You've just found a home in a nice neighborhood and you plan to stay there until your kids are through high school. Or maybe you're 65 and are buying your retirement home. In either case, you know you're not moving for at least a decade.

What You Want: No doubt about it. In the current environment, you want a fixed rate mortgage. Rates on a 30-year fixed-rate loan are low, and though a fixed rate still costs more than an adjustable-rate mortgage, the difference between the two is not that great. The price of stability, in other words, is relatively affordable. If your monthly cash flow permits it, you might consider a 15-year loan. The monthly payment is higher, but you pay less interest over the life of the loan. You might pay even less for a more exotic loan -- one that stays fixed for seven years, for instance, and then adjusts. But the difference in cost is so minimal it's hardly worth it.

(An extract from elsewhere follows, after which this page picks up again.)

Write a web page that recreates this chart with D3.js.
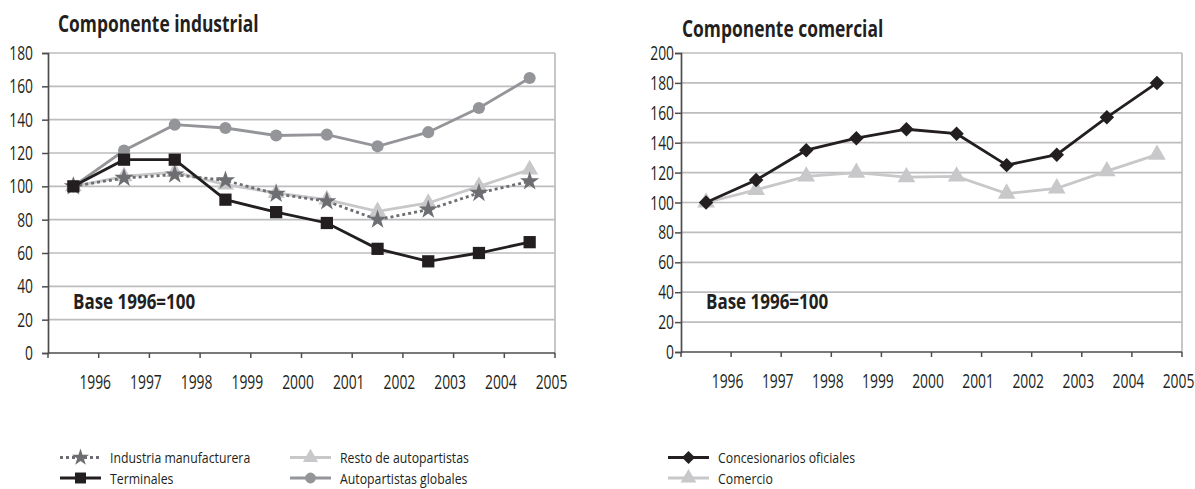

As rates ease up, so will the gap between the price of a fixed rate and the price of an adjustable. Chances are, even if the price is up somewhat, the long amortization of a 30-year fixed will make the effect negligible.

Where to Shop: Your first stop should definitely be a mortgage banker such as Countrywide Funding. Unlike mortgage brokers, with which these outfits are sometimes confused, mortgage bankers are not intermediaries between you and a lender; they are lenders. Mortgage bankers don't write a lot of adjustable-rate loans, because it's harder to package those for sale to organizations, such as Fannie Mae and Freddie Mac. Thus, because mortgage bankers make their money on fixed rates, their prices tend to be the most aggressive around.